■ **WORK TO DO**
Search the records for the word "this" and report each line that has it.

■ **DATA TO PROCESS**
begin

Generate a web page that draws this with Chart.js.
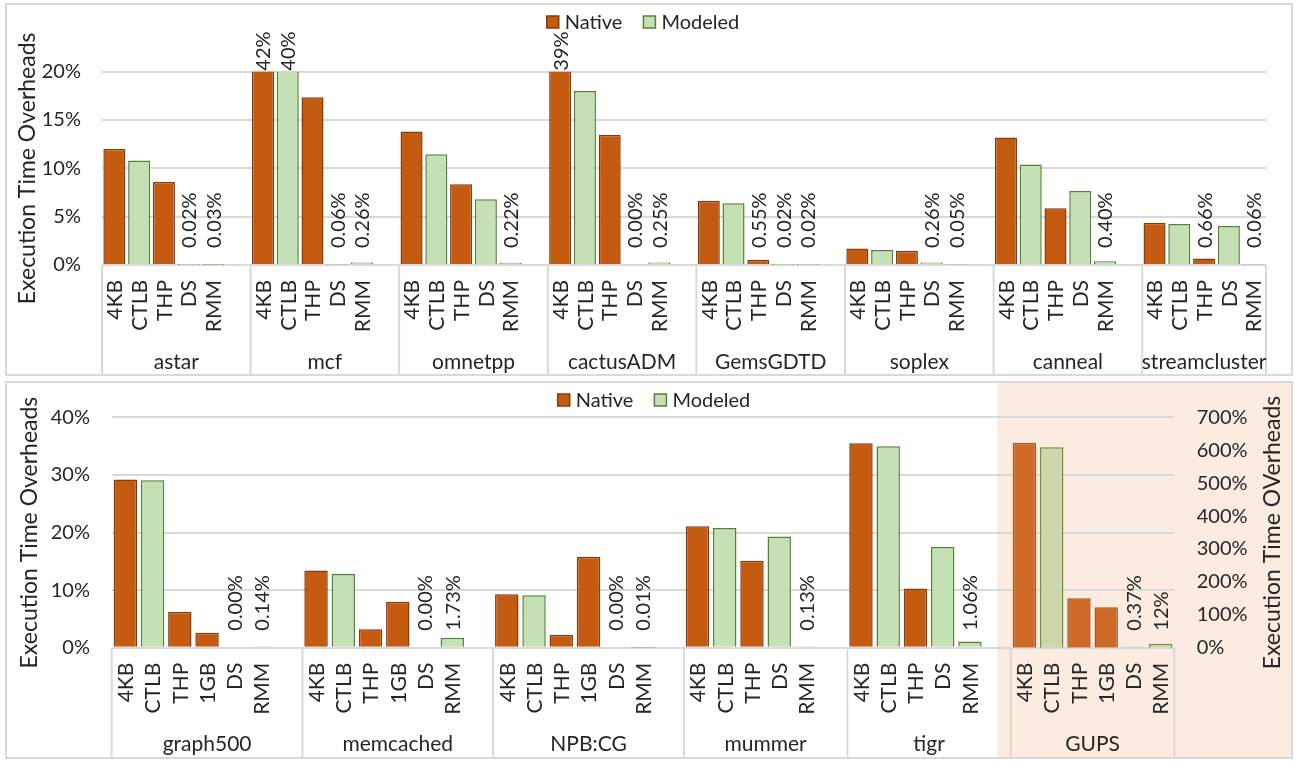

end
begin

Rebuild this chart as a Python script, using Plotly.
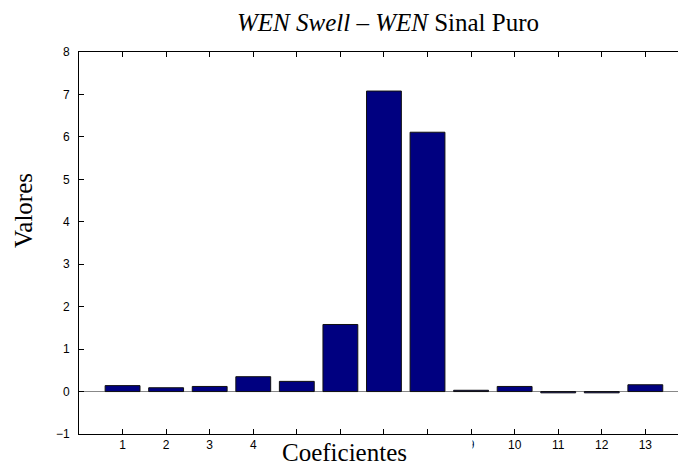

end
begin

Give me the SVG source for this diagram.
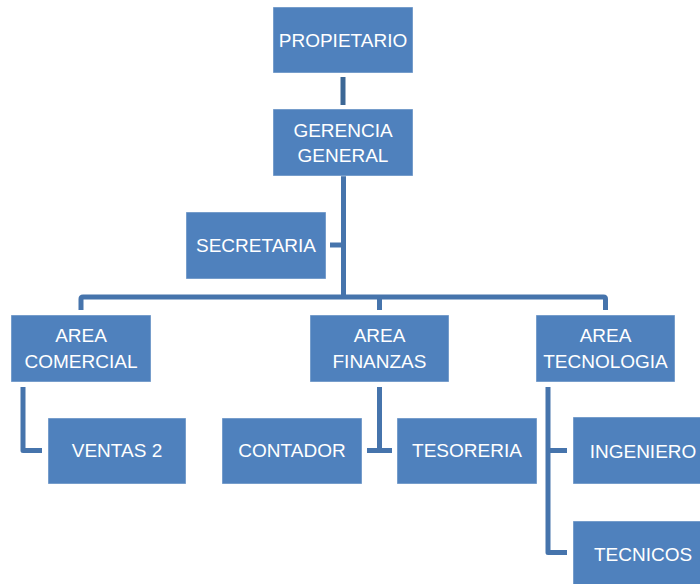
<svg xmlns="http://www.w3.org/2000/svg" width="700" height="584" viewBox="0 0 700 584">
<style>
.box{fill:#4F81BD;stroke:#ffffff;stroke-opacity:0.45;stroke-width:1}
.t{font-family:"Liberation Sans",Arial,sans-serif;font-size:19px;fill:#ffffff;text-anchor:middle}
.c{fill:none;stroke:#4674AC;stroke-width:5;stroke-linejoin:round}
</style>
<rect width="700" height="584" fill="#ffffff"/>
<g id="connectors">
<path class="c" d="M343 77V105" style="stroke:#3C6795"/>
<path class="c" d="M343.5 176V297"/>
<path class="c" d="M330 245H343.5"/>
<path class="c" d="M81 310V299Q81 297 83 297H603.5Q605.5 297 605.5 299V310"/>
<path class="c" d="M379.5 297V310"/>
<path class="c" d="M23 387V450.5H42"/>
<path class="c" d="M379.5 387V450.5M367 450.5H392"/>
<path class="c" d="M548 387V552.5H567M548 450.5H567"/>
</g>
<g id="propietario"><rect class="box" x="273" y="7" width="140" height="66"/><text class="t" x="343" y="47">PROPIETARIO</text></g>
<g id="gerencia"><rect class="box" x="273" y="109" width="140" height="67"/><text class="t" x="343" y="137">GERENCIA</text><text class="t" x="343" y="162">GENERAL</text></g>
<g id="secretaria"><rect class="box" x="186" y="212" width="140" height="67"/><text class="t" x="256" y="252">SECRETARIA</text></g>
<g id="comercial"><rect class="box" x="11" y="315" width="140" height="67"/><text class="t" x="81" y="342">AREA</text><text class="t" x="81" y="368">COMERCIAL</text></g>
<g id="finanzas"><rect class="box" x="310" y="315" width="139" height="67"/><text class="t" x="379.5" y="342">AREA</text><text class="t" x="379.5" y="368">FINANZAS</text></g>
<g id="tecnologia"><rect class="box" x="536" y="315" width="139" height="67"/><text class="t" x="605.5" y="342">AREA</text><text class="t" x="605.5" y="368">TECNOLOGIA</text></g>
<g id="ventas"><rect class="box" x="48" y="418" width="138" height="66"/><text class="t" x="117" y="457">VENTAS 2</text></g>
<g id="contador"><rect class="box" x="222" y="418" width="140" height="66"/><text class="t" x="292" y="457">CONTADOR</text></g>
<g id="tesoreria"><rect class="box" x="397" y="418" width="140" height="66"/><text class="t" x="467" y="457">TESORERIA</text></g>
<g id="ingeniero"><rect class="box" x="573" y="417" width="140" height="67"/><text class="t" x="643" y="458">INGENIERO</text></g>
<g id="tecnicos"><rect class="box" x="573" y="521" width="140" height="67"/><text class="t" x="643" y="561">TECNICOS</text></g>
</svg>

end

■ **PROBLEM SOLUTION**
Generate a web page that draws this with Chart.js.
Rebuild this chart as a Python script, using Plotly.
Give me the SVG source for this diagram.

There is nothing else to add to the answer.